Engineers generally tend to be solutions-oriented, and engineers in Concentrating Solar Power (CSP) are no different. A history of making things better than they were is why we now have advanced technologies. As Hal Harvey, founder of Energy Innovation told the NYT opinion columnist Tom Friedman:
“A prime difference between the Enlightenment and the Dark Ages is respect for knowledge, respect for science. The whole idea of progress requires objectively looking at problems, finding and testing solutions, and then spreading and using the best of them. That’s how we grow, that’s how we learn, that’s how we prosper.”
How we grow. How we learn. How we prosper.
In a new report titled Concentrating Solar Power Best Practices Study, experienced hands in the first round of CSP development have generously shared what they learned – and what to avoid – to help the next round of developers take the next step in advancing the form of solar energy that exploits the heat-to-electricity generation potential of sunlight. (How CSP works.) The study sets about making the school of hard knocks an open admissions academy.
Because all commercial CSP plants built to date have been utility-scale, CSP has not grown at the speed of the better-known solar; PV. So every lesson learned in the relatively fewer number of CSP plants is valuable to speed future development.
The CSP industry was eager to help
“This is really the first time that a report of this nature has been done on CSP technology,” said Hank Price, CEO of SolarDynamics, who led the study, noting that there’s a lot of value in all of the industry knowledge that they gathered.
CSP plants can be built on time and on budget, but the idea of the study, funded by the World Bank, SolarPACES and the US Department of Energy is that new entrants can benefit from an industry manual on best practices. “People were really excited to participate,” he said. “So we are really grateful for all the contributions. That was the real question. Would people really share knowledge, so we were really pleased that all the industry shared all this knowledge.”
“You still have to pass that learning to the next generation of CSP developers,” said co-author Mark Mehos, who manages the Thermal Energy Systems R&D group at the National Renewable Energy Laboratory (NREL). “The next generation of plants will be even more successful because they’ll have learned from this first generation.”
Of course, anonymity was crucial in getting responses. The developers didn’t want to give away intellectual property. However, they do want others to avoid making any of the same mistakes that they made.
This is not a purely altruistic motive. Any mistakes will just be a black eye to the whole sector. The authors note that this learning will benefit future CSP development for everybody, not just newcomers. If these plants are reliable, it will make it much easier to finance future projects.
Mehos mentioned that to some extent, this sharing had already happened in Spain, in the closed circle that they have created to share best practices. With this sharing of information, the plants in Spain have generally increased production over time and the technology continues to improve.
Don’t tell engineers what to do
“This study will provide good input for an Owner’s Technical Specification (OTS). It really defines what you want the project to do, but does not over-define the technical solutions,” said Price. “You want to let the contractor define those.
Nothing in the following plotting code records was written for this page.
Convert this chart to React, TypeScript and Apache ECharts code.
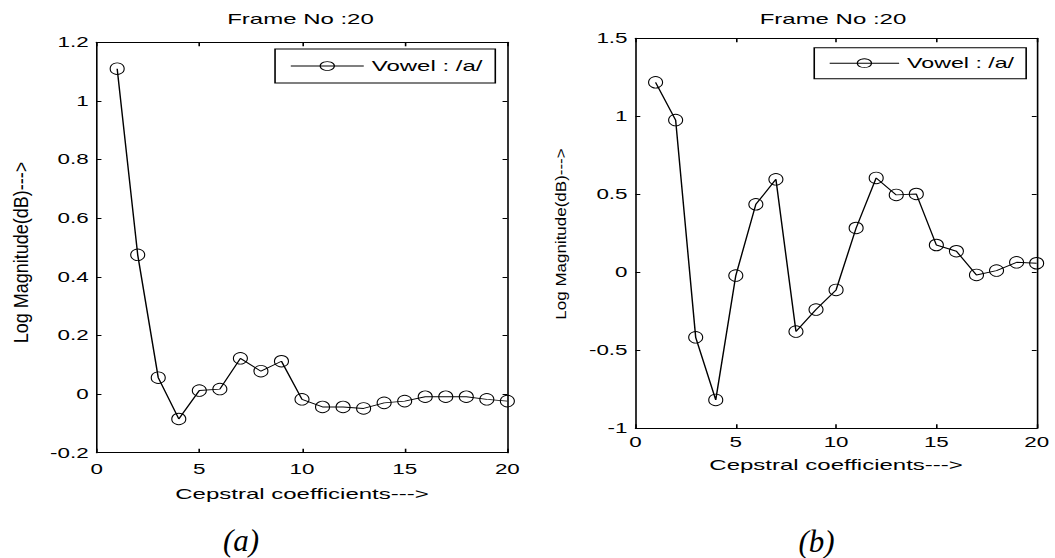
import React, { useEffect, useRef } from "react";
import * as echarts from "echarts";

// ---- data ----
const coefficients = [1, 2, 3, 4, 5, 6, 7, 8, 9, 10, 11, 12, 13, 14, 15, 16, 17, 18, 19, 20];
const frameA = [1.11, 0.475, 0.056, -0.085, 0.012, 0.017, 0.122, 0.078, 0.112, -0.018, -0.044, -0.044, -0.049, -0.03, -0.024, -0.009, -0.009, -0.009, -0.018, -0.024];
const frameB = [1.218, 0.976, -0.417, -0.818, -0.021, 0.436, 0.596, -0.38, -0.239, -0.113, 0.284, 0.605, 0.496, 0.502, 0.175, 0.135, -0.017, 0.011, 0.064, 0.058];
const xRange = [0, 20];
const xStep = 5;
const yRangeA = [-0.2, 1.2];
const yStepA = 0.2;
const yRangeB = [-1, 1.5];
const yStepB = 0.5;
const seriesName = "Vowel : /a/";
const titleText = "Frame No :20";
const xName = "Cepstral coefficients--->";
const yName = "Log Magnitude(dB)--->";
const captions = ["(a)", "(b)"];

const S = 1.6; // horizontal stretch of the original figure
const W = 1055 / S;
const FONT = "Liberation Sans, Arial, Helvetica, sans-serif";

function fmt(v: number) {
  return String(Math.round(v * 100) / 100);
}

function xAxes(gridIndex: number, margin: number, nameGap: number) {
  const common = {
    gridIndex,
    type: "value",
    min: xRange[0],
    max: xRange[1],
    interval: xStep,
    splitLine: { show: false },
    axisLine: { onZero: false, lineStyle: { color: "#000", width: 1 } },
    axisTick: { inside: true, length: 4, lineStyle: { color: "#000", width: 1 } },
  };
  return [
    {
      ...common,
      position: "bottom",
      axisLabel: { margin, fontSize: 14, color: "#000", fontFamily: FONT, showMinLabel: true, showMaxLabel: true, formatter: fmt },
      name: xName,
      nameLocation: "middle",
      nameGap,
      nameTextStyle: { fontSize: 15, color: "#000", fontFamily: FONT },
    },
    { ...common, position: "top", axisLabel: { show: false } },
  ];
}

function yAxes(gridIndex: number, range: number[], step: number) {
  const common = {
    gridIndex,
    type: "value",
    min: range[0],
    max: range[1],
    interval: step,
    splitLine: { show: false },
    axisLine: { onZero: false, lineStyle: { color: "#000", width: 1 } },
    axisTick: { inside: true, length: 3, lineStyle: { color: "#000", width: 1 } },
  };
  return [
    {
      ...common,
      position: "left",
      axisLabel: { margin: 5, fontSize: 14, color: "#000", fontFamily: FONT, showMinLabel: true, showMaxLabel: true, formatter: fmt },
    },
    { ...common, position: "right", axisLabel: { show: false } },
  ];
}

function lineSeries(values: number[], axisIndex: number) {
  return {
    type: "line",
    name: seriesName,
    xAxisIndex: axisIndex,
    yAxisIndex: axisIndex,
    data: coefficients.map((c, i) => [c, values[i]]),
    symbol: "circle",
    symbolSize: [8.75, 11.5],
    showAllSymbol: true,
    clip: false,
    lineStyle: { color: "#000", width: 0.9 },
    itemStyle: { color: "rgba(0,0,0,0)", borderColor: "#000", borderWidth: 0.8 },
    emphasis: { disabled: true },
    silent: true,
  };
}

function legend(left: number, top: number, itemWidth: number, fontSize: number, lineHeight: number, padding: number[]) {
  return {
    data: [seriesName],
    left,
    top,
    orient: "horizontal",
    itemWidth,
    itemHeight: 11,
    itemGap: 0,
    padding,
    borderColor: "#000",
    borderWidth: 1,
    borderRadius: 0,
    backgroundColor: "#fff",
    selectedMode: false,
    textStyle: { fontSize, lineHeight, color: "#000", fontFamily: FONT },
    itemStyle: { color: "rgba(0,0,0,0)", borderColor: "#000", borderWidth: 0.8 },
    lineStyle: { color: "#000", width: 0.9 },
  };
}

function textEl(text: string, x: number, y: number, extra: any, style: any) {
  return {
    type: "text",
    x,
    y,
    silent: true,
    ...extra,
    style: {
      text,
      fill: "#000",
      fontFamily: FONT,
      align: "center",
      verticalAlign: "middle",
      textAlign: "center",
      textVerticalAlign: "middle",
      ...style,
    },
  };
}

export default function App() {
  const ref = useRef<HTMLDivElement>(null);

  useEffect(() => {
    if (!ref.current) return;
    const chart = echarts.init(ref.current, null, { renderer: "svg", width: W, height: 558 });
    chart.setOption({
      animation: false,
      backgroundColor: "#fff",
      grid: [
        { left: 60.4, top: 42.3, width: 256.7, height: 410.4 },
        { left: 397.2, top: 38.3, width: 250.7, height: 390 },
      ],
      xAxis: [...xAxes(0, 9, 34), ...xAxes(1, 6.5, 28.5)],
      yAxis: [...yAxes(0, yRangeA, yStepA), ...yAxes(1, yRangeB, yStepB)],
      legend: [
        legend(171.9, 49, 45.6, 15, 16, [9, 8, 9, 9.4]),
        legend(508.9, 47.7, 43.4, 14.5, 14, [8, 7.5, 8, 9.2]),
      ],
      series: [lineSeries(frameA, 0), lineSeries(frameB, 2)],
      graphic: [
        textEl(titleText, 187.8, 19, {}, { fontSize: 15 }),
        textEl(titleText, 520.6, 19, {}, { fontSize: 15 }),
        textEl(yName, 13.4, 252.5, { rotation: Math.PI / 2, scaleY: 0.67 }, { fontSize: 18 }),
        textEl(yName, 350.3, 234, { rotation: Math.PI / 2, scaleY: 0.55 }, { fontSize: 17 }),
        textEl(captions[0], 150.6, 540, { scaleX: 1 / S }, { fontSize: 31, fontStyle: "italic", fontFamily: "Liberation Serif, Times New Roman, serif" }),
        textEl(captions[1], 510.3, 541, { scaleX: 1 / S }, { fontSize: 31, fontStyle: "italic", fontFamily: "Liberation Serif, Times New Roman, serif" }),
      ],
    });
    return () => chart.dispose();
  }, []);

  return (
    <div style={{ position: "absolute", left: 0, top: 0, width: 1055, height: 558, overflow: "hidden", background: "#fff" }}>
      <div
        ref={ref}
        style={{ width: W, height: 558, transform: `scaleX(${S})`, transformOrigin: "0 0" }}
      />
    </div>
  );
}
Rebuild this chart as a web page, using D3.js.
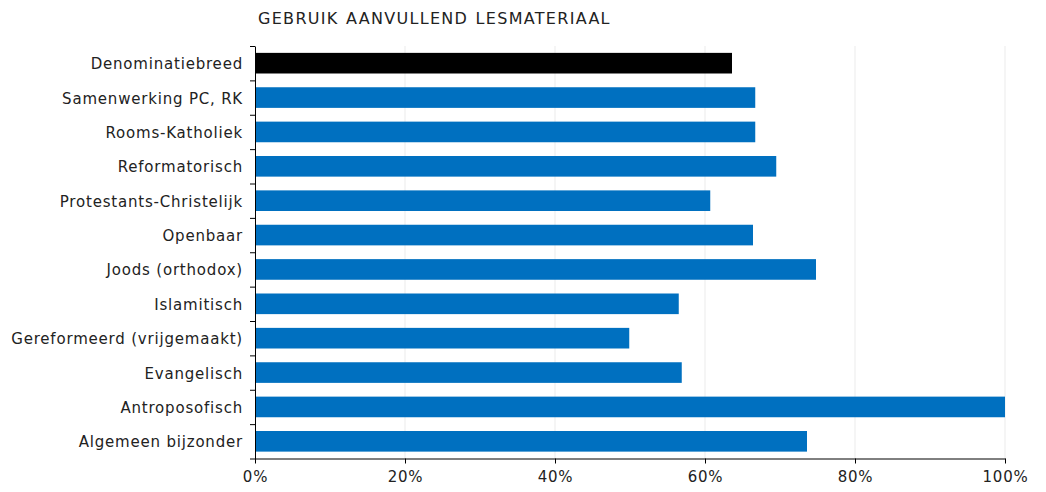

We don’t go into detail on those functions. Rather, we just say, OK – this is what others have done – and so these might be good approaches. Then a project’s independent engineer is able to say, okay how are you addressing these issues. Or if they are doing it differently, why?”
The study’s authors didn’t include input from the current round of developers in China where the first round of demo plants are coming online, because these new developers don’t yet have the commercial operating experience. “They are in the initial phases of developing and operating both parabolic trough and central tower systems,” Mehos commented.
Relatively few solar field problems
Surprisingly, with 100 years of experience in thermal power plants, many of the issues uncovered by participants were in the power block.
“We thought we would hear more about concerns about the solar field. But by and large the solar fields are functioning pretty reliably,” said Mehos. “There are a few solar field challenges with the tower CSP heliostat or with the parabolic trough, but the bigger issues were within the more conventional parts; often the heat exchangers in the power block.”
CSP plants use the same power block as coal or nuclear plants, which were designed to run all the time. “But CSP plants routinely go through transient operations, shutting down every night,” he explained. “So because it goes through a transient or runs at a different level every single day, understanding and designing for the impact of transients on pieces of equipment has been difficult. You need to design the steam generator to better accommodate the cyclic transient operation,”
Because tower CSP is a much “younger” technology with only a dozen or so plants in operation, most of the power plant issues identified were associated with trough systems, because that’s where most of the experience has been. And many of the same issues were noted over and over again, highlighting why a study like this will be so useful in preventing future developers from continuing to reinvent the wheel.
Bottom line: Pay attention to the fine print
About half of the thousand or so issues that were identified were not even technology issues. They were project development or implementation issues.
“That surprised us,” Mehos commented.“We hadn’t expected to hear as much about communication: between the owner and the operations and maintenance teams in developing a good OTS – contractual issues, acceptance tests, warranty concerns, pre-design issues, these are all project related issues.”
The paper is a valuable resource to the independent engineers supporting both the owners and the lending side, so that both sides can be comfortable with the plans that are being brought forward to them, by ensuring that the developers or the team avoid any pitfalls that have hampered past players.